Arch Thiessen, ATADA Webmaster

Legislative Alert - ARPA Modification - 11/9/2004

ATADA Legislative Alert 1, ARPA Modification,
9 November, 2004

Dear (ATADA Member),

You are receiving this e-mail because of your membership in ATADA.

We understand that the Senate will vote by voice (no roll call, no accountability) on an amendment to NAGPRA after it reconvenes Nov. 16. Thus time is of the essence and we ask your prompt attention to the following matter:

(This is a quote from The Friends of America’s Past web site http://www.friendsofpast.org/)

” Without mentioning NAGPRA by name, Colorado Senator Campbell introduced an amendment that significantly changes the intent and scope of NAGPRA. By referring to Public Law 101-601 rather than calling attention to the more familiar NAGPRA, the clear intent was to slip this amendment by unnoticed. No time was allowed for discussion of this amendment. Although the original framers of NAGPRA recognized that the scientific community and the general public have a significant interest in understanding our nation’s factual prehistory, these interests have been quietly set aside with two words: ‘or was’. A press report (www.Indianz.com 10/1/04) quoted a Senate staffer who said the amendment was ” non-controversial” .

” The statute’s definition of Native American was a central issue in the Kennewick Man case. In fact, the government argued before the Ninth Circuit Court of Appeals that if the bones of ” Adam and Eve” were found within our borders, they would be considered Native American under NAGPRA. As a result they would have been given to claiming tribes, reburied, and the public would have no legal right to object. This new amendment effectively allows any federally recognized tribes to claim any and all ancient remains even though they can produce, as the Ninth Circuit Court stated, ” no cognizable link” to the remains. This new definition puts all ancient remains such as Spirit Cave, Wizards Beach, Gordon Creek, Horn Shelter, and Arlington Springs under NAGPRA.

” If this new wording had been part of NAGPRA in 1996 when the Kennewick remains were discovered, the skeleton would have been deemed Native American, given to the claiming tribe (Umatilla), and reburied without study. Although NAGPRA requires that a tribe produce evidence of a relationship to an identifiable prior group, the Secretary of the Interior has the authority to set aside this requirement. Former Secretary Babbitt did so at least twenty times, allowing repatriation to claiming tribes without requiring any evidence beyond their beliefs. The government and tribes have argued that under NAGPRA, Native American remains cannot be studied for research purposes. NAGPRA does include such a statement.

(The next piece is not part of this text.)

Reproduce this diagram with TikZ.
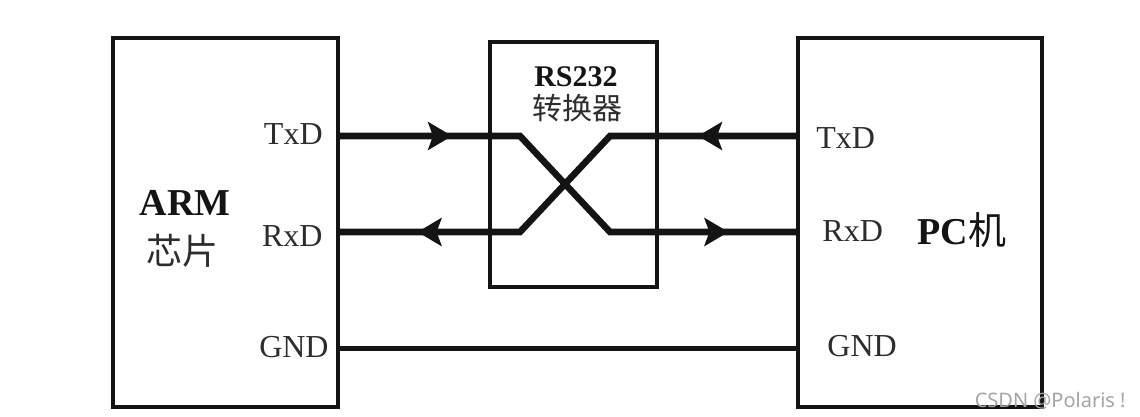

” Expanding NAGPRA in this way imposes a simplistic view of the past: that the only inhabitants of the continent were the ancestors of modern American Indians. Time and time again, scientists have refuted this idea. Two words ‘or was’ denies factual understanding of the complexities that surely existed in the peopling of the Americas by giving American Indians exclusive control over our nation’s prehistory. In the Kennewick Man case, the government and tribes argued unsuccessfully all the information obtained during government studies is proprietary to the tribes should not be accessible to the public. With NAGPRA’s amended language, the public would be denied access to any information discovered about the earliest people to inhabit the continent. All information about our prehistory would belong exclusively to the tribes.”

” Contact your Senators and Representatives in Washington DC and voice your concern that this reportedly ‘non-consequential’ amendment to S.2843 has passed committee review without the benefit of public review or any consideration of the far-reaching consequences.”

The ATADA Board of Directors has asked me to create a “Legislative Alert” web page. More information on this alert will shortly be posted to the new web page.

There are numerous issues of importance to collectors and dealers alike. I am looking for help to collect information to be posted on our new web page. I am inviting all of you to send me subjects for posting and I am especially looking for help in keeping up to date on these rapidly developing topics.

Thank you for your prompt attention to this matter.